Eye For Film >> Movies >> Undefeated (2011) Film Review
Undefeated
Reviewed by: Robert Munro
It’s not hard to understand why Undefeated won the Academy Award for Best Documentary this year. An underdog tale of a little-known high school football team which defies the odds to go on an undefeated run, aided by their inspirational volunteer coaches. Any cynicism at how clichéd that all sounds is soon swept away by the gentle honesty of the film and those it portrays.
Coach Bill, as the players call him, has coached the Manassas Tigers for the past 6 years on a voluntary basis. He does it for the love of the game and for the love of the kids under his tutelage. Manassas High School, and their story, seems familiar to those of us across the pond due to the prevalence of high school football dramas such as the excellent Friday Night Lights (both the film and, particularly, the tv series). That the film still surprises, entertains and offers genuine warmth is a credit to the filmmakers.
Like the fictional East Dillon Lions from the aforementioned Friday Night Lights, the Manassas Tigers are not a well equipped high school football team. They are an impoverished side, relying on the generosity of their volunteer coaches. Incidentally, the fact that the majority of the coaches are white, while all the players are black, is never touched upon. The film makes no attempt to patronise its viewers by offering any simplistic assumptions about the protagonists.
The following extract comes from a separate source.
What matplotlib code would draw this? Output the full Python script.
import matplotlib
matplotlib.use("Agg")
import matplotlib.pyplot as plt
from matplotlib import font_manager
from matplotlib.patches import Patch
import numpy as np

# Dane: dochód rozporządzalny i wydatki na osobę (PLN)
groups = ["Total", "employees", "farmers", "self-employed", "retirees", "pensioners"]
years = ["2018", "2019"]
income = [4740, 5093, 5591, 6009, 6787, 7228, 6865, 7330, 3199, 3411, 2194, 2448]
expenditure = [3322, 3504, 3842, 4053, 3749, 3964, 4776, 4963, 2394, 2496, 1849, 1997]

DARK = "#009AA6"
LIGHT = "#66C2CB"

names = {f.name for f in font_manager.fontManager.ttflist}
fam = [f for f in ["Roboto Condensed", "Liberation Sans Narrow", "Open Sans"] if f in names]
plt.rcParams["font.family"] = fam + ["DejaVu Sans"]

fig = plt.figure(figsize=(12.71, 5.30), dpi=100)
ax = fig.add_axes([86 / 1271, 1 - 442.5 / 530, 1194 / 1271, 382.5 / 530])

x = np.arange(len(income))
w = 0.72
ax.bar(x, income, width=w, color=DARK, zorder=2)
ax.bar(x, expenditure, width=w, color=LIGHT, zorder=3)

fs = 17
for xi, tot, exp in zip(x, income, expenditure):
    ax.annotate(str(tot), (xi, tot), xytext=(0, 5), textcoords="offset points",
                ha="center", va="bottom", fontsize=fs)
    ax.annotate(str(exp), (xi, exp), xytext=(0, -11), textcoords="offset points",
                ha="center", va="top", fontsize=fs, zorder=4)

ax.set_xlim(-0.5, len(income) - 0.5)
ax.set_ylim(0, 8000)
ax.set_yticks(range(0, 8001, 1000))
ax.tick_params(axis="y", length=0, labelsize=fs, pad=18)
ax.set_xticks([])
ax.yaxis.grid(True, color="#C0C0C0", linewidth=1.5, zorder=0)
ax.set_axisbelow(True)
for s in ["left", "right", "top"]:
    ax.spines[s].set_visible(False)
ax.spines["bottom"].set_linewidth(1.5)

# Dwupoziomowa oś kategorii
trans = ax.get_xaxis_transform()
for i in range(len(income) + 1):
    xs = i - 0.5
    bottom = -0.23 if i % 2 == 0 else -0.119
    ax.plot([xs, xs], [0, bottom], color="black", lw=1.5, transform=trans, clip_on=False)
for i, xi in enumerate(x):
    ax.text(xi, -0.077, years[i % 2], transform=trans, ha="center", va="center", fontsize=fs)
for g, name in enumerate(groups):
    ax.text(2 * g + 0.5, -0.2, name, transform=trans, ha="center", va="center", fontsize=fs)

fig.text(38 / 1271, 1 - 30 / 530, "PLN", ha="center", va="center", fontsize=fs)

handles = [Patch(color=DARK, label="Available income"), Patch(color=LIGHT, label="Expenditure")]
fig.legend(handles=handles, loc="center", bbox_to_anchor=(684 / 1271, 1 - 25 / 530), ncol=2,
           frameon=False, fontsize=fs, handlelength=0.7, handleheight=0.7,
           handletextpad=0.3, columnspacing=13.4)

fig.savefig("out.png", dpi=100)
This isn’t a story of wealthy white people help out poor black people. This isn't The Blind Side.
And here-in lies the film’s strength. It is an uncluttered and unaffected portrayal of a successful season for the team, and the trials and tribulations that the young men have to go through in order to compete as a team, rather than as a bunch of self-centred individuals. Which, let’s face it, most teenagers are. There are fights between players, season-threatening injuries, bashful romance and inspirational team talks, but none of it feels false.
We reach genuine moments of insight and warmth through bumbling, ineloquent interactions between the players, such as when the ill-tempered but slightly reformed Chavis accepts an award for his contribution to the team by appreciating the hardship gone through by injured team-mate Money – the same player he’d been scrapping with at the beginning of the season. And it is in these little details and moments that filmmakers Daniel Lindsay and T.J. Martin capture something quite heartening and, it must be noted, they capture it rather beautifully.
There’s something inherently cinematic about the American variety of football, which just doesn’t translate successfully into the sport we call by that name. Even at this level, when teenagers are scrapping somewhat inelegantly, there’s something titanic and narratively satisfying about the ebb and flow of the game. The rain lashing down, the glare from the floodlights, the mud-splattered players and the coach hollering from the sidelines all combine to make each match a cinematic delight.